I think you're losing sight of what the end goal is. You aren't selling your code, you are selling the outputs of your code. If you are building applications your customers cannot even see your code. Your customers don't care if your code is hacked together inefficient crap copy and pasted from google and stack overflow or if it's the most elegantly terse algorithm ever to cross a compiler. They just don't care, they just want their air travel booked, blog posted, image tagged, or whatever; all they care about is that they accomplished what your application promised to do.
Now if your code IS your output, i.e. the linux kermel, the Node.js runtime, the Rails framework, well then you would be right but that's not the discussion we are having.

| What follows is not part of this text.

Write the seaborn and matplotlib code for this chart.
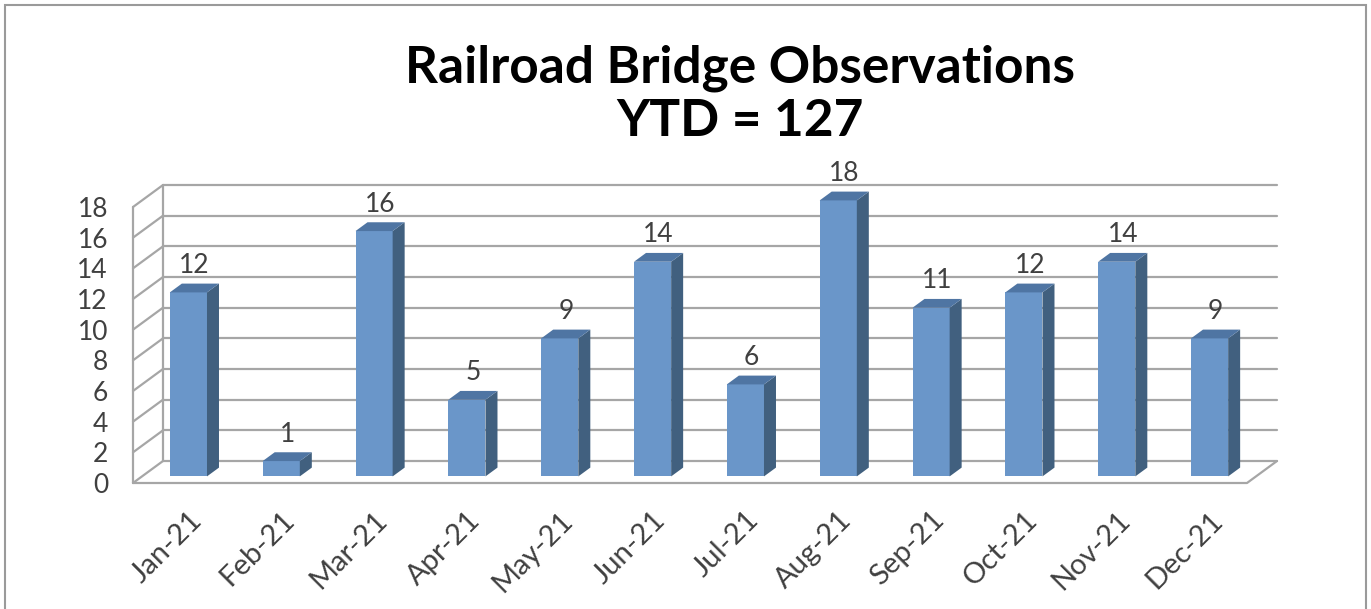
import numpy as np
import pandas as pd
import matplotlib
matplotlib.use('Agg')
import matplotlib.pyplot as plt
from matplotlib.patches import Polygon, Rectangle
import seaborn as sns

# data
months = ['Jan-21', 'Feb-21', 'Mar-21', 'Apr-21', 'May-21', 'Jun-21',
          'Jul-21', 'Aug-21', 'Sep-21', 'Oct-21', 'Nov-21', 'Dec-21']
counts = [12, 1, 16, 5, 9, 14, 6, 18, 11, 12, 14, 9]
y_ticks = list(range(0, 19, 2))
title = 'Railroad Bridge Observations'
subtitle = 'YTD = 127'

front_color = '#6A96C9'
side_color = '#41607F'
top_color = '#4F75A3'
grid_color = '#A6A6A6'
text_color = '#404040'

sns.set_theme(style='white')
plt.rcParams['font.family'] = ['Lato', 'DejaVu Sans']

W, H = 1371, 609
fig = plt.figure(figsize=(W / 100, H / 100), dpi=100)
# axes cover the front plane plus the depth of the back wall (pixels from the reference)
ax = fig.add_axes([133 / W, 1 - 483 / H, (1277 - 133) / W, (483 - 185) / H])

n = len(months)
DX = 30 * n / (1277 - 133 - 30)   # depth of the back wall in x data units
DY = 22 * 18 / (483 - 185 - 22)   # depth of the back wall in y data units
d0, d1 = 0.3, 0.7                 # front / back depth of the bars

df = pd.DataFrame({'month': months, 'count': counts})
sns.barplot(data=df, x='month', y='count', color=front_color, saturation=1,
            width=0.4, ax=ax, zorder=3, linewidth=0)

# walls and floor
lw = 1.6
for v in y_ticks:
    ax.plot([-0.5 + DX, n - 0.5 + DX], [v + DY, v + DY], color=grid_color, lw=lw, zorder=1, clip_on=False)
    ax.plot([-0.5, -0.5 + DX], [v, v + DY], color=grid_color, lw=lw, zorder=1, clip_on=False)
ax.plot([-0.5, -0.5], [0, y_ticks[-1]], color=grid_color, lw=lw, zorder=1, clip_on=False)
ax.plot([-0.5 + DX, -0.5 + DX], [DY, y_ticks[-1] + DY], color=grid_color, lw=lw, zorder=1, clip_on=False)
ax.plot([-0.5, n - 0.5, n - 0.5 + DX], [0, 0, DY], color=grid_color, lw=lw, zorder=1, clip_on=False)

# give the bars their side and top faces
ddx, ddy = (d1 - d0) * DX, (d1 - d0) * DY
centers = []
for p in ax.patches:
    x0 = p.get_x() + d0 * DX
    y0 = d0 * DY
    w, h = p.get_width(), p.get_height()
    p.set_x(x0)
    p.set_y(y0)
    side = Polygon([(x0 + w, y0), (x0 + w + ddx, y0 + ddy), (x0 + w + ddx, y0 + h + ddy), (x0 + w, y0 + h)],
                   closed=True, facecolor=side_color, edgecolor='none', zorder=3)
    top = Polygon([(x0, y0 + h), (x0 + w, y0 + h), (x0 + w + ddx, y0 + h + ddy), (x0 + ddx, y0 + h + ddy)],
                  closed=True, facecolor=top_color, edgecolor='none', zorder=3)
    ax.add_patch(side)
    ax.add_patch(top)
    centers.append(x0 + w / 2)
    ax.annotate(f'{h:g}', (x0 + w / 2 + ddx / 2, h + d1 * DY), xytext=(0, 4), textcoords='offset points',
                ha='center', va='bottom', fontsize=19, color=text_color, zorder=4)

ax.set_xlim(-0.5, n - 0.5 + DX)
ax.set_ylim(0, y_ticks[-1] + DY)
ax.set_xticks(centers, months)
ax.set_yticks(y_ticks)
ax.set_xlabel('')
ax.set_ylabel('')
for lab in ax.get_xticklabels():
    lab.set_rotation(45)
    lab.set_ha('right')
    lab.set_rotation_mode('anchor')
ax.tick_params(axis='x', length=0, pad=17, labelsize=21, colors=text_color)
ax.tick_params(axis='y', length=0, pad=18, labelsize=19, colors=text_color)
for s in ax.spines.values():
    s.set_visible(False)
ax.set_facecolor('none')

fig.text(740 / W, 1 - 82 / H, title, ha='center', va='baseline', fontsize=37, fontweight='bold', color='black')
fig.text(740 / W, 1 - 136 / H, subtitle, ha='center', va='baseline', fontsize=37, fontweight='bold', color='black')

# chart border
fig.add_artist(Rectangle((5 / W, -0.05), (1366 - 5) / W, 1.05 - 5 / H, transform=fig.transFigure,
                         fill=False, edgecolor='#9A9A9A', lw=1.5))

fig.savefig('out.png', dpi=100)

I'm not trying to split semantic hairs on what a "framework" is, but ultimately a framework is an abstraction. If the Rails framework (or .NET MVC or Django) is an abstraction that must be eschewed when getting your fundamentals down then why stop there? Do you ditch the OR/M and go back to working with array based DB result sets from an ODBC driver, and if you didn't code the ODBC driver yourself then that's another abstraction that must be recreated. This isn't mean to be a "reductio ad absurdum", I think it's they're legitimate questions if you can't make the distinction between your code being a means to an end instead of an end in itself.
EDIT: All that being said, I enjoy the shit out of learning new development methodologies, languages and frameworks and then writing great code, and that becomes it's own risk; rewrites and new frameworks or the getting the perfect DB schema make seemingly legitimate persuasive reasons for putting off accomplishing your goals. It's something I always have to keep in the back of my mind.